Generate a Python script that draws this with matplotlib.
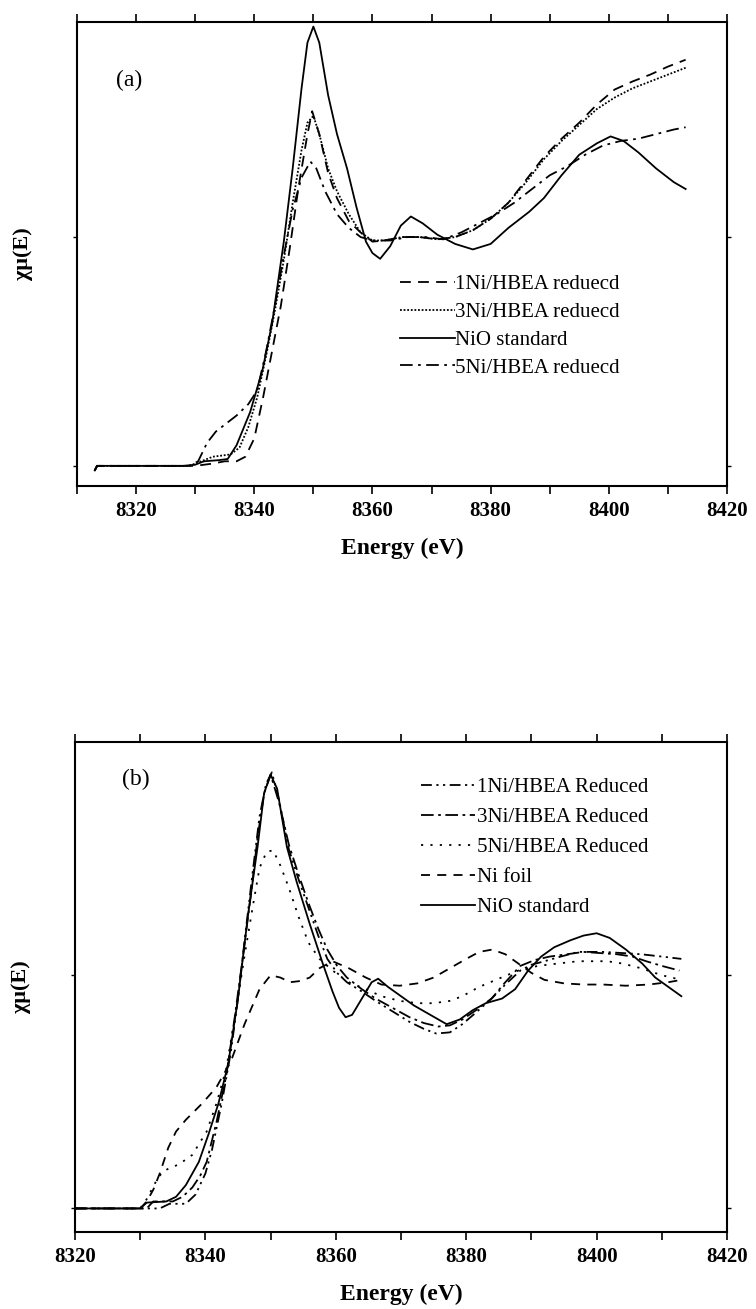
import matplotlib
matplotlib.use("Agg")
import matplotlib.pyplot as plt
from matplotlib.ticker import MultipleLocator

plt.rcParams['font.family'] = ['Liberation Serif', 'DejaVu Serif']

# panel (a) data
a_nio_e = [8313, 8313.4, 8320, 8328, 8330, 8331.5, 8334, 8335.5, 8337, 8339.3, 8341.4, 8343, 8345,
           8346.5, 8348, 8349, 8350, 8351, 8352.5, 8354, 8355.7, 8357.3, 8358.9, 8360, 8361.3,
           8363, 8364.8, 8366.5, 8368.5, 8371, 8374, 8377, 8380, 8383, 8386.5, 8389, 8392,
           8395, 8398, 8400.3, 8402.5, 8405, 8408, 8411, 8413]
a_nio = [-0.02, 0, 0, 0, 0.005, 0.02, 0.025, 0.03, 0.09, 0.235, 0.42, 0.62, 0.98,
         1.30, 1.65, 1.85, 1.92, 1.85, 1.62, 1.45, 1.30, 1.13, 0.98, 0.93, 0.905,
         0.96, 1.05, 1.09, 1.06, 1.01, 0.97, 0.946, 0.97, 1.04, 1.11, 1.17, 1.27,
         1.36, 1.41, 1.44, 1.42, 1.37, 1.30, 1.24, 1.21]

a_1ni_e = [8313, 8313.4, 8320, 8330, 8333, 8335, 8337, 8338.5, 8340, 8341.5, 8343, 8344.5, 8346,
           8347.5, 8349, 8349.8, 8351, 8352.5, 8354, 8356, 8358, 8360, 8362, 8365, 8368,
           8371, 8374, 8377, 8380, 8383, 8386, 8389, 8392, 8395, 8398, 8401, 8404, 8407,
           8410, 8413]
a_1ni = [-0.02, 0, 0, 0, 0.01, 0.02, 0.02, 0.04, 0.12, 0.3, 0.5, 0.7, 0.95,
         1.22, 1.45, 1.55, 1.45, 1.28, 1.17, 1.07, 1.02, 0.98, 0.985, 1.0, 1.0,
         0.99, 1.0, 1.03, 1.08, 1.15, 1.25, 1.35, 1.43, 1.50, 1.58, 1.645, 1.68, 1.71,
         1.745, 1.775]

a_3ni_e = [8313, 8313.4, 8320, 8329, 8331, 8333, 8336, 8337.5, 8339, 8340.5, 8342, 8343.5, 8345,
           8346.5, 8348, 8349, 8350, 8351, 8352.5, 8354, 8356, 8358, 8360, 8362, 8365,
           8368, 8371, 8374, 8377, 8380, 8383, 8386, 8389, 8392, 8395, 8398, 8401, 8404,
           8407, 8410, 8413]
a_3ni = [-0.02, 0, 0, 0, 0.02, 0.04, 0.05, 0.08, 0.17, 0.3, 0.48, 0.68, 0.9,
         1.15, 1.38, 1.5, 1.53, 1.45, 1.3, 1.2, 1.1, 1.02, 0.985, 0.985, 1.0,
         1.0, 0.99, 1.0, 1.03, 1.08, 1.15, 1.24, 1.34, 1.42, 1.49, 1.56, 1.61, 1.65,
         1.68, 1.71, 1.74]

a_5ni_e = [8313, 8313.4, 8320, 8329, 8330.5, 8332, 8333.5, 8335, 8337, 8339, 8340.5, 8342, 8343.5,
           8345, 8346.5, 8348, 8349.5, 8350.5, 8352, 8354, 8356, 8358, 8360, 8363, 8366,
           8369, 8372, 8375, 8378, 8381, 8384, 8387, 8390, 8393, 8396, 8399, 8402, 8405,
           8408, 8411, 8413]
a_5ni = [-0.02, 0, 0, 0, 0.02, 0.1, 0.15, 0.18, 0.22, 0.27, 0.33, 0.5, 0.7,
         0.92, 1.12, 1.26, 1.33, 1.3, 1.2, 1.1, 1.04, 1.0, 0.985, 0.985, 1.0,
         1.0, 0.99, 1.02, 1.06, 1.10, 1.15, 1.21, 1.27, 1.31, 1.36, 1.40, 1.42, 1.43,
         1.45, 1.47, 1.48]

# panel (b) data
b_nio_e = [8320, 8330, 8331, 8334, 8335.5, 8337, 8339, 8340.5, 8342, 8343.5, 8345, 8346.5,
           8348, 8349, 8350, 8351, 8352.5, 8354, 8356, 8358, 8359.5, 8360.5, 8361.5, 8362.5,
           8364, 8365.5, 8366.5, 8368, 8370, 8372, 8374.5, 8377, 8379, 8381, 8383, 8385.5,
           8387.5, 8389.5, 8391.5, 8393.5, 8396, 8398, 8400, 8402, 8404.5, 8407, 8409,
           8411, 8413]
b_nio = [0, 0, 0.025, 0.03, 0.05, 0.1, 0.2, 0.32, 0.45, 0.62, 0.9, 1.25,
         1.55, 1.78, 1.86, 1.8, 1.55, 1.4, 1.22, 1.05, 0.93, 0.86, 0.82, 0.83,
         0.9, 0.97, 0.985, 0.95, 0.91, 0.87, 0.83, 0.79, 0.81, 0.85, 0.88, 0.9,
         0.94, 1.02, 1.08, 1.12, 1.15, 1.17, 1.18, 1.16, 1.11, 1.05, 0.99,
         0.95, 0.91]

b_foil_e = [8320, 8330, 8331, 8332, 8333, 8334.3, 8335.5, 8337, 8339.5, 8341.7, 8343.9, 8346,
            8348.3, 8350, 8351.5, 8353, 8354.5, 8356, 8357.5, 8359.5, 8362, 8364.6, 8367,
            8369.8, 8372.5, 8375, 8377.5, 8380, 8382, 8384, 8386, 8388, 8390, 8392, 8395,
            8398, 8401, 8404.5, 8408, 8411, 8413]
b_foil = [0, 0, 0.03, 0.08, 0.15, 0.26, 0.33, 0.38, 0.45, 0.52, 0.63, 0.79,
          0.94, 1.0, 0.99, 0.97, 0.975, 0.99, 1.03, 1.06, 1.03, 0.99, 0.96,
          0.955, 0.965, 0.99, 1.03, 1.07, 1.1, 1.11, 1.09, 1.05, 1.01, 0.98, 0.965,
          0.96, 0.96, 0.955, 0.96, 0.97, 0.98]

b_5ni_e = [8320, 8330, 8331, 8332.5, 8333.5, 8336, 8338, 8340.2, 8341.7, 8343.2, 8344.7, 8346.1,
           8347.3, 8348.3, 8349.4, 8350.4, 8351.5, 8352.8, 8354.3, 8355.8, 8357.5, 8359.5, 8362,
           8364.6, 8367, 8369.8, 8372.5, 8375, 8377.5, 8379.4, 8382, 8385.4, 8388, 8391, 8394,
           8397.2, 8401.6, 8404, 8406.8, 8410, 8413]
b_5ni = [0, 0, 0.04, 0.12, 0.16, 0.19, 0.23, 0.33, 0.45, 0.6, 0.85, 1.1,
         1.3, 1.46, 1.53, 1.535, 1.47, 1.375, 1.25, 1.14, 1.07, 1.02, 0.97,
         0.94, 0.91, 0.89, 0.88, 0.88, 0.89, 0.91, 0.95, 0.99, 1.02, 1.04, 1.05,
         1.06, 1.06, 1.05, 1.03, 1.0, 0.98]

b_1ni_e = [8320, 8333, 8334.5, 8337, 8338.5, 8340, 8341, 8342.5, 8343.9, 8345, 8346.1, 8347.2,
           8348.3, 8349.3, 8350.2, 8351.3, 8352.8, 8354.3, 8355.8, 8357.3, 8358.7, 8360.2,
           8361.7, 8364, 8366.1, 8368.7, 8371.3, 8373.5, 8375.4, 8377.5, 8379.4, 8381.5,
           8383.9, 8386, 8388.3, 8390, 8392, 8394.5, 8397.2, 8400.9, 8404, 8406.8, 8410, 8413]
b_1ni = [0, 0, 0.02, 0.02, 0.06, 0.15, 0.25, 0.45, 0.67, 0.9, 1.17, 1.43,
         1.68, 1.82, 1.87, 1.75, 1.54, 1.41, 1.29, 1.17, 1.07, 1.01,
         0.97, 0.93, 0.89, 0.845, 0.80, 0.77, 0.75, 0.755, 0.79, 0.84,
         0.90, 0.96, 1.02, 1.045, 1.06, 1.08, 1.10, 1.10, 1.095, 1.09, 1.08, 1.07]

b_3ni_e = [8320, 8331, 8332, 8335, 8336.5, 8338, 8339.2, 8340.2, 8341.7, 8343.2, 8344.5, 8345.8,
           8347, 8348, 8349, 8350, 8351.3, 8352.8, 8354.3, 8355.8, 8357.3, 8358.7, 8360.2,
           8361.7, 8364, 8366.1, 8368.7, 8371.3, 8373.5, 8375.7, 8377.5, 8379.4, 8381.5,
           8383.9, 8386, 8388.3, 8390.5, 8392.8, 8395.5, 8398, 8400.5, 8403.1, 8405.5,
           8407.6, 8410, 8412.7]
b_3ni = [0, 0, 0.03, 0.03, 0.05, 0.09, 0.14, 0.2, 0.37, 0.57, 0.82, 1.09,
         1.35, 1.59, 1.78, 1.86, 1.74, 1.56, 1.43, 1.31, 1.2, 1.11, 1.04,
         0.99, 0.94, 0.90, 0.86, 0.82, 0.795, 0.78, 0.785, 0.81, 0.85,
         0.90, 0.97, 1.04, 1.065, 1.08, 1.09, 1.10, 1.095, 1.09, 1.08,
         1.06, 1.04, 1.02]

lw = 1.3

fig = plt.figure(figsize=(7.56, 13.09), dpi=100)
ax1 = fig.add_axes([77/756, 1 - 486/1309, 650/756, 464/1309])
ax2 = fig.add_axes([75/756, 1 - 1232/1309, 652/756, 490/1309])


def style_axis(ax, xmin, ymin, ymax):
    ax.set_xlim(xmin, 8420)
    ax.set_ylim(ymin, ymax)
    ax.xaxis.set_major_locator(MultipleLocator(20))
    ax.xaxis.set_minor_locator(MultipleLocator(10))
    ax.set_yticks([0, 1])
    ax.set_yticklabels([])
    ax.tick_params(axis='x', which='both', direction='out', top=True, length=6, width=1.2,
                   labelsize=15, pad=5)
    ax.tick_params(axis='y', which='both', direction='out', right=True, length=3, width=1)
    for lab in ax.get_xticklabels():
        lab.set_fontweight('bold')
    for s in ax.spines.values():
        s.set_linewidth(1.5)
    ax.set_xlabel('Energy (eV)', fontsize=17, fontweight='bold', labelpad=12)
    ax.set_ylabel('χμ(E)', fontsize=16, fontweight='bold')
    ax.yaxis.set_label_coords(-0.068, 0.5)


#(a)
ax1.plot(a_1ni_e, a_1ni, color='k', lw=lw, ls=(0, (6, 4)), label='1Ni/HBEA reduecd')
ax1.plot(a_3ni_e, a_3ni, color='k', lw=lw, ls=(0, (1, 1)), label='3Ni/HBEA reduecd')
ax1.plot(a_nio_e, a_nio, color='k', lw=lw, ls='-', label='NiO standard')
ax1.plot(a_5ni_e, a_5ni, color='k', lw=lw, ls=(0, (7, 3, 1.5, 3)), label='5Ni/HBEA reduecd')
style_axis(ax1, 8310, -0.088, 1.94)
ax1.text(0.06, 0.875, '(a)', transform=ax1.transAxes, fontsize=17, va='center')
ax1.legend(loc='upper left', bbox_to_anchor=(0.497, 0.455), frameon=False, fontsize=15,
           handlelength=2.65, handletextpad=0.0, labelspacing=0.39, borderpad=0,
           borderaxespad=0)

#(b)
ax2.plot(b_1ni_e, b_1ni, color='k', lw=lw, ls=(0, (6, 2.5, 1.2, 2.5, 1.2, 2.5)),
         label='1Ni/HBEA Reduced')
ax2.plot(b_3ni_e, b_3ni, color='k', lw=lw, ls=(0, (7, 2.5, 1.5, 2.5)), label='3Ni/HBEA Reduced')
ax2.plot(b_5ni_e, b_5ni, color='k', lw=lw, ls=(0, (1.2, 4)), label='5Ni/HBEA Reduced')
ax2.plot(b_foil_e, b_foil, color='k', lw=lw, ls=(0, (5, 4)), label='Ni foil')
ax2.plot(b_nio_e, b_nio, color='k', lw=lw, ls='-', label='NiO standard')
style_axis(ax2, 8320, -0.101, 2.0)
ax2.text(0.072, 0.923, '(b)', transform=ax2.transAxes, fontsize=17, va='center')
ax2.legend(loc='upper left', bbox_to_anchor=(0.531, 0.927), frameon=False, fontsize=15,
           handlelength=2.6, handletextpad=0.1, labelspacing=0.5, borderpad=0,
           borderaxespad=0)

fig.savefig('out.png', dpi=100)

---

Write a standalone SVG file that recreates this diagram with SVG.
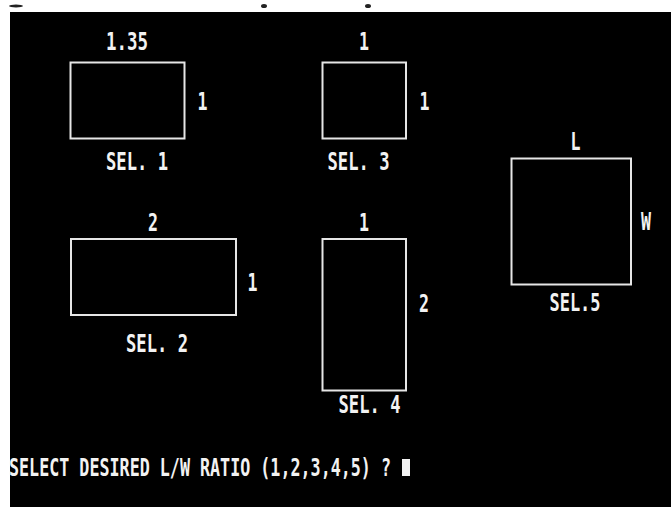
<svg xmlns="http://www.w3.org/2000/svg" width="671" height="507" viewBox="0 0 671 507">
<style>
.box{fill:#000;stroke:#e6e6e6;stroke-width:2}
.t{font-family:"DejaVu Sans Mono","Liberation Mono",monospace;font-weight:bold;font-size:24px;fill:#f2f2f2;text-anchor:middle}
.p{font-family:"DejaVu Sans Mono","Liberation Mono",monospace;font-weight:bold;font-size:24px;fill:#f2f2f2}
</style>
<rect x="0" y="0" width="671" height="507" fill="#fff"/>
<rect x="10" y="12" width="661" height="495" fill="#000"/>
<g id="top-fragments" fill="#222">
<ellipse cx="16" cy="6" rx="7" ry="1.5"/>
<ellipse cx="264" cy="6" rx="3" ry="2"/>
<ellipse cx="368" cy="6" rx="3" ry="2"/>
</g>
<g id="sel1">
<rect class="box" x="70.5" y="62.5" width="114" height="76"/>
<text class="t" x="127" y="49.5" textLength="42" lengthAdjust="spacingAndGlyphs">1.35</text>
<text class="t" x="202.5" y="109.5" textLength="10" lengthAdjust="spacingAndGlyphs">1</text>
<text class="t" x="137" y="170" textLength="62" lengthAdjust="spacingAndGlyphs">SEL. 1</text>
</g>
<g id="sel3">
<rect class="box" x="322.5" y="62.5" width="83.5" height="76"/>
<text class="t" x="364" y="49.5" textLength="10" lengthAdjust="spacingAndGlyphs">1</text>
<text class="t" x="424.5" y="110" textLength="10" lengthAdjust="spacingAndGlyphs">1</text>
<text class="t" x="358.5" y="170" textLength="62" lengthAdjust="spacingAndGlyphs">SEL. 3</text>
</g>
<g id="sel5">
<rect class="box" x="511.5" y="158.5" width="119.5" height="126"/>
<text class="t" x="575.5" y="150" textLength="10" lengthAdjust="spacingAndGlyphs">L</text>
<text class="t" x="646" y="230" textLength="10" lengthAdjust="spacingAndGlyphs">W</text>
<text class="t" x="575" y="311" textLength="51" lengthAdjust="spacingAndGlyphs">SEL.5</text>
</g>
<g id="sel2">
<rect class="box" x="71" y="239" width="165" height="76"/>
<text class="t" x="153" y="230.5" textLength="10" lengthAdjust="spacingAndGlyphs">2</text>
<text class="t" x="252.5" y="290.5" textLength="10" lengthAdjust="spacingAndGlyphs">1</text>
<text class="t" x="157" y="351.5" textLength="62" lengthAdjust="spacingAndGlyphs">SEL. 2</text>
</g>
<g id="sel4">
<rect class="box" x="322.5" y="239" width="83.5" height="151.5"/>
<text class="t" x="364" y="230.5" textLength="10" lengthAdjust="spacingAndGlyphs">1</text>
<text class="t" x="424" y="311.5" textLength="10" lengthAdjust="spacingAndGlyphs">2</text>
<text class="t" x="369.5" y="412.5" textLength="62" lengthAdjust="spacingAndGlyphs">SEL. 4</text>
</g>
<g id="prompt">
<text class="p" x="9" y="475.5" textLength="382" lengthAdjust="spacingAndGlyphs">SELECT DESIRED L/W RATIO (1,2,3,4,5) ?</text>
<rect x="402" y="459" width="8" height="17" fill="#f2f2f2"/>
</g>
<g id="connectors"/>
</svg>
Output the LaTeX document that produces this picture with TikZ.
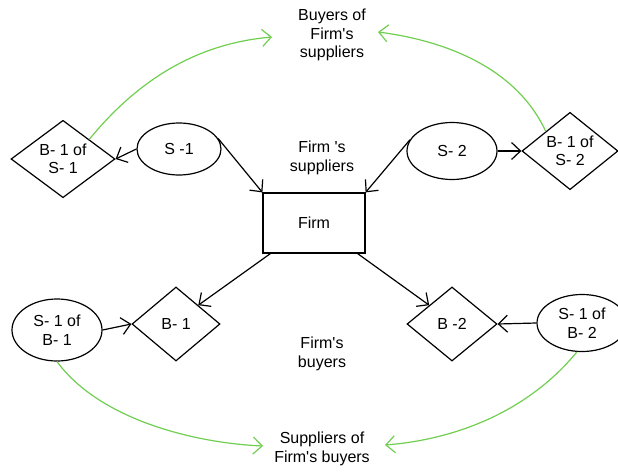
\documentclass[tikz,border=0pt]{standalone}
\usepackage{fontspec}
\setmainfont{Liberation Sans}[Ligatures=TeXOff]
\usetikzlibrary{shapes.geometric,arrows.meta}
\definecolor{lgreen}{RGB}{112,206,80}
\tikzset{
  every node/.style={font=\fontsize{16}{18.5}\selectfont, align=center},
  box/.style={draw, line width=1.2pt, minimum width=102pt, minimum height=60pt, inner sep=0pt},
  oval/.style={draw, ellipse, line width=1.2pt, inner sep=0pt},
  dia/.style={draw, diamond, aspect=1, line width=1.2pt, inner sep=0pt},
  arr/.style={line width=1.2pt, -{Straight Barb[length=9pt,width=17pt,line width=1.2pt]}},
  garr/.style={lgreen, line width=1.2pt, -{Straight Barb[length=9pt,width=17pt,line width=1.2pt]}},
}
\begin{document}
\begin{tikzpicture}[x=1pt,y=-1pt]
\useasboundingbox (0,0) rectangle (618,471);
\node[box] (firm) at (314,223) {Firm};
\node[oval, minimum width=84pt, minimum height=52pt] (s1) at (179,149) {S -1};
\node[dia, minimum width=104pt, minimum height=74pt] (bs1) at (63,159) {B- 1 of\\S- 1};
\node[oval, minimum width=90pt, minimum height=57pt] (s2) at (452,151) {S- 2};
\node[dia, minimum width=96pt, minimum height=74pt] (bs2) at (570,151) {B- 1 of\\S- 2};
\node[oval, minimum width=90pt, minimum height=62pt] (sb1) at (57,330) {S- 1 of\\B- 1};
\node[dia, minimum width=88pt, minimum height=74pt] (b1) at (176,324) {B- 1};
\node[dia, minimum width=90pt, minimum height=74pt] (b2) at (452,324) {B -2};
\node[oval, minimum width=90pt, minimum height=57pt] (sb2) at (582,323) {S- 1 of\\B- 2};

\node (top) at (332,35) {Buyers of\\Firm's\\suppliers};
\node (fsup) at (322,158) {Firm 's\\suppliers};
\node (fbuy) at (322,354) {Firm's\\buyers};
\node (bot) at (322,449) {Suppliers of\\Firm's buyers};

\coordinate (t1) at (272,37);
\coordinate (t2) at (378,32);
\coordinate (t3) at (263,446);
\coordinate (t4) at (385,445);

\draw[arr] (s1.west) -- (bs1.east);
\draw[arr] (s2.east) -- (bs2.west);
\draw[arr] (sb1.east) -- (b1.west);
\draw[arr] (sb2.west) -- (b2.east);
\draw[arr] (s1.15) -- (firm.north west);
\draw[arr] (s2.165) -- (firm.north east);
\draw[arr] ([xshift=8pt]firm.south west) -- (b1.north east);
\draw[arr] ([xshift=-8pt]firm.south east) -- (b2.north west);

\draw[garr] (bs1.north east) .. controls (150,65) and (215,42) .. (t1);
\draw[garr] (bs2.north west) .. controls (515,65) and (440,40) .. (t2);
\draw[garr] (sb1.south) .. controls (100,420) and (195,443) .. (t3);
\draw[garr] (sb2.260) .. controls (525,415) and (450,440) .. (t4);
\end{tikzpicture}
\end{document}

Stated exercise: Repeat only the lines from the one with "Generate a Python" down to the one with "plt.rcParams['font.family'] = ['Liberation", word for word and both included, and leave the pictures out.

Task response:
Generate a Python script that draws this with matplotlib.
import matplotlib
matplotlib.use("Agg")
import matplotlib.pyplot as plt
from matplotlib.ticker import MultipleLocator

plt.rcParams['font.family'] = ['Liberation Serif', 'DejaVu Serif']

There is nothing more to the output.